>>>>
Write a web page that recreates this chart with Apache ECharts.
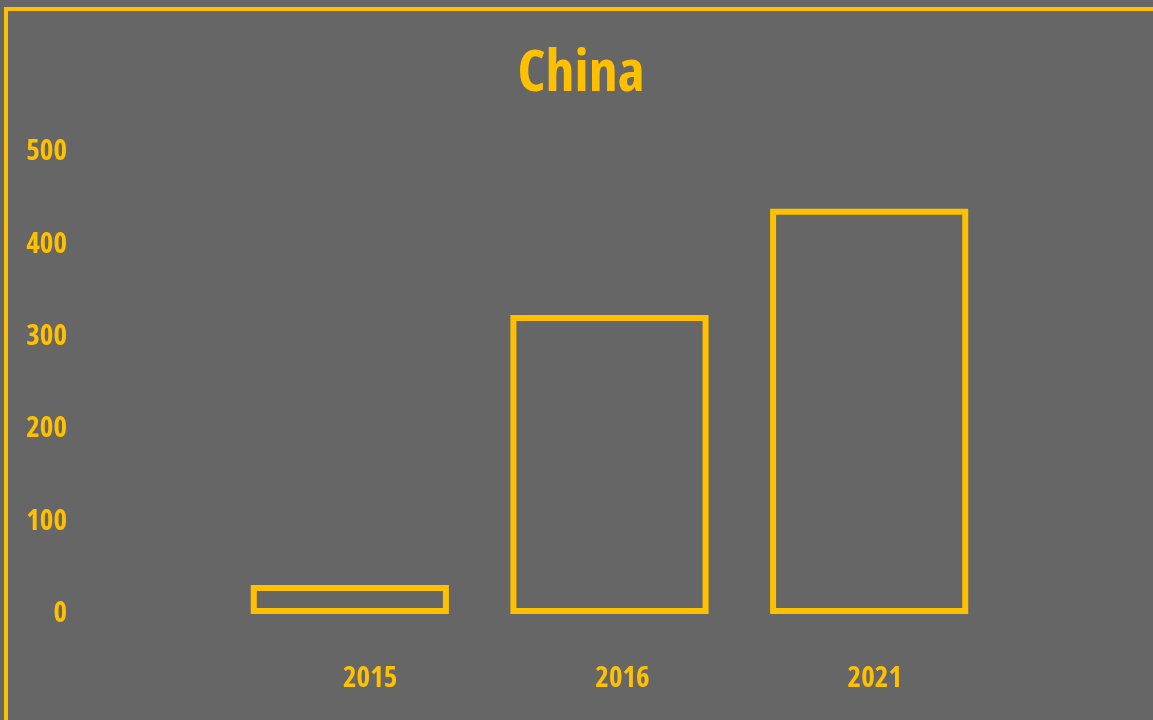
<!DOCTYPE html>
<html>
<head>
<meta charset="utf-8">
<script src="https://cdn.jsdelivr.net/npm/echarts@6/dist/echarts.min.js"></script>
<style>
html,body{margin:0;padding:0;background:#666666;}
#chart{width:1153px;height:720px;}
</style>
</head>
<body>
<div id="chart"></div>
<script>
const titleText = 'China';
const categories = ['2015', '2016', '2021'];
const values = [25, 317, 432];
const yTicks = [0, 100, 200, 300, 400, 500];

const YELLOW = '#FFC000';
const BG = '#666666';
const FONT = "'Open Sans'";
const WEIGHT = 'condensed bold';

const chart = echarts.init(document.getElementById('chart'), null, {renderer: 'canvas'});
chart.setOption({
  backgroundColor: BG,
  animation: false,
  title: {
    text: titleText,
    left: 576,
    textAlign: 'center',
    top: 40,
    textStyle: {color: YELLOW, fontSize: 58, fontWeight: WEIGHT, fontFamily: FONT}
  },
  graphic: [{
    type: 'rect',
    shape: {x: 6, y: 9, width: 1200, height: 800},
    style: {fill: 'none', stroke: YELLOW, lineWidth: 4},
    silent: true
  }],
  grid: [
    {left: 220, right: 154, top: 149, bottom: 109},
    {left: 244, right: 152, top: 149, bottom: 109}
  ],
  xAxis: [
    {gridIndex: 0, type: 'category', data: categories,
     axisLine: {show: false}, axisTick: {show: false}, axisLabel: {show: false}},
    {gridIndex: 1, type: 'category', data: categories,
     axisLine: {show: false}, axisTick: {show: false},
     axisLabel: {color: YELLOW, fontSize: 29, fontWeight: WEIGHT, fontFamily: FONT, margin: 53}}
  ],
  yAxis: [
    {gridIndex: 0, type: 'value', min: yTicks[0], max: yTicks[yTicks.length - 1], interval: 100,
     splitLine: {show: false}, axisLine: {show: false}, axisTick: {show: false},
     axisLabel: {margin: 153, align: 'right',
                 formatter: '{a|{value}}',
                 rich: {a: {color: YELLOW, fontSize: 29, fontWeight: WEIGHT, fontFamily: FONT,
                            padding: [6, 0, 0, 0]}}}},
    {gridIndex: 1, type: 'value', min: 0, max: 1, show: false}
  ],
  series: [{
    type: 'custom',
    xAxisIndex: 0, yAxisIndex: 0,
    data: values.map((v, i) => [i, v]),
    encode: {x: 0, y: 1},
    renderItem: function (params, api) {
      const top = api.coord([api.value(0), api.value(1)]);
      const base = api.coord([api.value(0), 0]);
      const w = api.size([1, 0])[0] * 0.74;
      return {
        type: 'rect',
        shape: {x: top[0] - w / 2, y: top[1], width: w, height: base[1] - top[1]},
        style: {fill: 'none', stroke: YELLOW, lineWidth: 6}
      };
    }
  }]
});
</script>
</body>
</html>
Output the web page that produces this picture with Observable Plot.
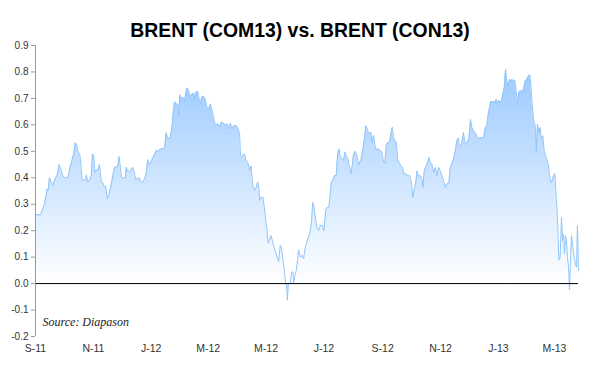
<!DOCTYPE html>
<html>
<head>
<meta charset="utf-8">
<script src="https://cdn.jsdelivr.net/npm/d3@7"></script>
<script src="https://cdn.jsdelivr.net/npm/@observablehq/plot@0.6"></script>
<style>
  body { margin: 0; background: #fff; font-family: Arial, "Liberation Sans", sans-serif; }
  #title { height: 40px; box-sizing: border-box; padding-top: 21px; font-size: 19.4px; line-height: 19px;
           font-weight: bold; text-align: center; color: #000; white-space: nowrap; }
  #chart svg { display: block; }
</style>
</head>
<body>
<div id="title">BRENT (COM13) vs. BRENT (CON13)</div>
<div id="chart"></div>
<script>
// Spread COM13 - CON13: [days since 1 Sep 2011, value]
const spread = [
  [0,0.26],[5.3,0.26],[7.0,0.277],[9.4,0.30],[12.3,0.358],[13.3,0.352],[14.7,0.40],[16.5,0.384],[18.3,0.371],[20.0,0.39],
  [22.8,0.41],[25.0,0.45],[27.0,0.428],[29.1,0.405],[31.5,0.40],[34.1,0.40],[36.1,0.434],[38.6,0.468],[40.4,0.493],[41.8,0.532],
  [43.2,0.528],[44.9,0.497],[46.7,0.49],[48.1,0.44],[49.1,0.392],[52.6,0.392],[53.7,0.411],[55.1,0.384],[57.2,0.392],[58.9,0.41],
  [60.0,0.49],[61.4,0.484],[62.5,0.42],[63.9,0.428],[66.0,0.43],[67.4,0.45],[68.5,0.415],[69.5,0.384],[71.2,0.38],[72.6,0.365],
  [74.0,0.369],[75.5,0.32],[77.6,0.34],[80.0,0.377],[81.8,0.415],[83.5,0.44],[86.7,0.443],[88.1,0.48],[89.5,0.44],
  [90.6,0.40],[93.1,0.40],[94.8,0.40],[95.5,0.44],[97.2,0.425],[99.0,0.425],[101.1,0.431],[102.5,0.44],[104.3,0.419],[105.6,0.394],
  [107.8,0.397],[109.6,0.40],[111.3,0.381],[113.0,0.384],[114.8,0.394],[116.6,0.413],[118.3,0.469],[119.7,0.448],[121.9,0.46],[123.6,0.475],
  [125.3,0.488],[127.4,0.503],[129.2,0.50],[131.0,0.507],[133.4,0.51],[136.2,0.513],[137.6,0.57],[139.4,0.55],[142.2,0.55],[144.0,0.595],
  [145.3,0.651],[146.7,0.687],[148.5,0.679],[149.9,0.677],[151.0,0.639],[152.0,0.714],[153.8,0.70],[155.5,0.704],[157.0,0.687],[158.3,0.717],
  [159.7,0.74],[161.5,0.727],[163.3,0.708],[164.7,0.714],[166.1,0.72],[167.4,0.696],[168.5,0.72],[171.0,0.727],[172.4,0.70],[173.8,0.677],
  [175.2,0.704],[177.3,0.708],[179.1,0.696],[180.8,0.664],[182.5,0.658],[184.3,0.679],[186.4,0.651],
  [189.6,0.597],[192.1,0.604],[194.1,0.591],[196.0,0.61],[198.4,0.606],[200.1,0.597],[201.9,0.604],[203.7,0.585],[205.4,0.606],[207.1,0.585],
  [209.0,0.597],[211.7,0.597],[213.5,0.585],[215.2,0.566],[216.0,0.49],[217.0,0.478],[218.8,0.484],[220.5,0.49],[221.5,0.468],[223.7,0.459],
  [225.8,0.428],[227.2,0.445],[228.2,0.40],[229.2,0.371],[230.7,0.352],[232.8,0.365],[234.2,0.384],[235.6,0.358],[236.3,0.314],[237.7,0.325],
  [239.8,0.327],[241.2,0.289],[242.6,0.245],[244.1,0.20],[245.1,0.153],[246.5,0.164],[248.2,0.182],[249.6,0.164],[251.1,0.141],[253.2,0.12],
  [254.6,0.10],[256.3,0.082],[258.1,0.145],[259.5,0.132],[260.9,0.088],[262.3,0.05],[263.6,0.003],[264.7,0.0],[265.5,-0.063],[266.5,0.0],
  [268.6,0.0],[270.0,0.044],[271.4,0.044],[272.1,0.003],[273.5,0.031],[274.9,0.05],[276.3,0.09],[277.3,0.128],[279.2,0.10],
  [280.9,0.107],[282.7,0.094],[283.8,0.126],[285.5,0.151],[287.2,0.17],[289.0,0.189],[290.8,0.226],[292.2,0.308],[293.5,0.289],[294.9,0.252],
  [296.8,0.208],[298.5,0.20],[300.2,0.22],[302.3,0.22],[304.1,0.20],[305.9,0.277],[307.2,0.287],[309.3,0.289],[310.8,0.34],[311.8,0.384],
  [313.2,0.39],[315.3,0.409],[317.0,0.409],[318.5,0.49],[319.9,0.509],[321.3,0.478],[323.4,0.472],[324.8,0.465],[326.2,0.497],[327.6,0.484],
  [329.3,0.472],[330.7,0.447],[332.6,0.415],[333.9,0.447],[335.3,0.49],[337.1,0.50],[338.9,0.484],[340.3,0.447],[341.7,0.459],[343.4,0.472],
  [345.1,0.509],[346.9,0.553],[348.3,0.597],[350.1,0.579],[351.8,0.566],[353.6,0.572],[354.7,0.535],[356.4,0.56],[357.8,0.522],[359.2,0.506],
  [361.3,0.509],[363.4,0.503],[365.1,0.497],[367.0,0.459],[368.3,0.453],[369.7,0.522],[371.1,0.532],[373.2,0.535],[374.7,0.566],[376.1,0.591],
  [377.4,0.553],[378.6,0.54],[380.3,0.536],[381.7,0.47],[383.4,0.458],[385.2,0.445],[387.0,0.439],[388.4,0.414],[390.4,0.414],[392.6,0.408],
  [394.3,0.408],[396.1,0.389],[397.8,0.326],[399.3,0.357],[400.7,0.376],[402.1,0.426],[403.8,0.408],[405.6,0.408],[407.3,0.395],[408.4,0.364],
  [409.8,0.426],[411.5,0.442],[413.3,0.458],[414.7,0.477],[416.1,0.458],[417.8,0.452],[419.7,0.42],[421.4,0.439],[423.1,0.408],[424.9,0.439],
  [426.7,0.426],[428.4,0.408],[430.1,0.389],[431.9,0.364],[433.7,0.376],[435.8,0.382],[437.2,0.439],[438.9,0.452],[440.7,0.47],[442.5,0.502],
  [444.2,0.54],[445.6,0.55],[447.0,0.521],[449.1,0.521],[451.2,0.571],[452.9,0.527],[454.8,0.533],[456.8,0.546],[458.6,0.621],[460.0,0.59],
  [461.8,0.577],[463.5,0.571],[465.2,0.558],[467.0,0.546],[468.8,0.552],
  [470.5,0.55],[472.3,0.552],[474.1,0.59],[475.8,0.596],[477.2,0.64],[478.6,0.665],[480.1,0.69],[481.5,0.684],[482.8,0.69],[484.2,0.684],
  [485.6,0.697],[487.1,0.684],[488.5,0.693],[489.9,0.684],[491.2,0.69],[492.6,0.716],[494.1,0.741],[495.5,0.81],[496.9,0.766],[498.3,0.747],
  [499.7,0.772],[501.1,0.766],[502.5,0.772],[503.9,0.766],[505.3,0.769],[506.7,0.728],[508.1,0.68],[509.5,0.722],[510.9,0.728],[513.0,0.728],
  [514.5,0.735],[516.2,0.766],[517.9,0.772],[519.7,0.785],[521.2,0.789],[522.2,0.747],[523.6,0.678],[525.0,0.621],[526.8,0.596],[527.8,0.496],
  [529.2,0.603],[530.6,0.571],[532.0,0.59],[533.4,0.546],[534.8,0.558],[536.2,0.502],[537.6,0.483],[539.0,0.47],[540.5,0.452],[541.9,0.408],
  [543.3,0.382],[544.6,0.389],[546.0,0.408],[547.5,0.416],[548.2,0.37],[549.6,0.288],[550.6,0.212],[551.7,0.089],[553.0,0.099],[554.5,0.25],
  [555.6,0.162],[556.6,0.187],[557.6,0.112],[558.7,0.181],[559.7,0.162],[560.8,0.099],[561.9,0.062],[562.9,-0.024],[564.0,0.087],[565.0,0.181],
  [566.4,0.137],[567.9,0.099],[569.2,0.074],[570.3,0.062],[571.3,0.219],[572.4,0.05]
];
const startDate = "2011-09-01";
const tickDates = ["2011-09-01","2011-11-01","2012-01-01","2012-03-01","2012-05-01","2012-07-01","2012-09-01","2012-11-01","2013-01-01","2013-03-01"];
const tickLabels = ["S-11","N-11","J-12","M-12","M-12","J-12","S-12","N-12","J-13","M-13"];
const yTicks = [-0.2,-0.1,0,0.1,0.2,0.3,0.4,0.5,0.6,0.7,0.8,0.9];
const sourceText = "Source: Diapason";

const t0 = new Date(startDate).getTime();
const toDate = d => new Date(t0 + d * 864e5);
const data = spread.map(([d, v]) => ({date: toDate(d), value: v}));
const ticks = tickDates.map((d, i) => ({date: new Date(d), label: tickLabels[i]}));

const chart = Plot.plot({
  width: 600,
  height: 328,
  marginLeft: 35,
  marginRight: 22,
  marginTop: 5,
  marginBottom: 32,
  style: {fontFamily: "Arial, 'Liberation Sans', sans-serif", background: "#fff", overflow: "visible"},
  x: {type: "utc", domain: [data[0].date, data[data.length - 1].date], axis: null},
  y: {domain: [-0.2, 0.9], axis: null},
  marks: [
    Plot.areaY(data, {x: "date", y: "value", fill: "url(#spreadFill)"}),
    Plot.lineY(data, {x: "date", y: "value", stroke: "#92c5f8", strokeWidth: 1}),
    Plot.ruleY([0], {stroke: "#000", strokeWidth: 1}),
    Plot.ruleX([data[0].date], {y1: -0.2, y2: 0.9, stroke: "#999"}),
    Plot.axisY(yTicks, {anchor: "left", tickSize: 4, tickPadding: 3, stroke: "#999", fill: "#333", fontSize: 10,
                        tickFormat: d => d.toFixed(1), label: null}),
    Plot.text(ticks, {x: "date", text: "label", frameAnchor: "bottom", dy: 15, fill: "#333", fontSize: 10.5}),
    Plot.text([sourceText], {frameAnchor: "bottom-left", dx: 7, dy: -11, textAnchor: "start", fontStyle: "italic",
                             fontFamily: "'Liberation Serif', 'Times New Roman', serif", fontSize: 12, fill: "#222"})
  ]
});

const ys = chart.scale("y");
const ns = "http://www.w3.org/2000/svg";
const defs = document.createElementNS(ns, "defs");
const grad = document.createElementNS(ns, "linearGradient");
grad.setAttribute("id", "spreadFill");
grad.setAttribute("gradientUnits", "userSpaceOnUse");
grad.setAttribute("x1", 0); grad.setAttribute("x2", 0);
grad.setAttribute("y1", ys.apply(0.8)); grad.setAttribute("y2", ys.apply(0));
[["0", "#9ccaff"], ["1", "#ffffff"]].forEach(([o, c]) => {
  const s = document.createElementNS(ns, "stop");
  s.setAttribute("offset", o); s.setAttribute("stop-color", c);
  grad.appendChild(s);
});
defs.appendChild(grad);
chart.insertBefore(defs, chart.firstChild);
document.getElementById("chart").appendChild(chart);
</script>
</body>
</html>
<<<<
SHORT EXERCISE: Repeat the lines from where the entries begin to the line with "const WEIGHT = 'condensed bold';", both included. Any picture is left out.

FULL ANSWER:
Write a web page that recreates this chart with Apache ECharts.
<!DOCTYPE html>
<html>
<head>
<meta charset="utf-8">
<script src="https://cdn.jsdelivr.net/npm/echarts@6/dist/echarts.min.js"></script>
<style>
html,body{margin:0;padding:0;background:#666666;}
#chart{width:1153px;height:720px;}
</style>
</head>
<body>
<div id="chart"></div>
<script>
const titleText = 'China';
const categories = ['2015', '2016', '2021'];
const values = [25, 317, 432];
const yTicks = [0, 100, 200, 300, 400, 500];

const YELLOW = '#FFC000';
const BG = '#666666';
const FONT = "'Open Sans'";
const WEIGHT = 'condensed bold';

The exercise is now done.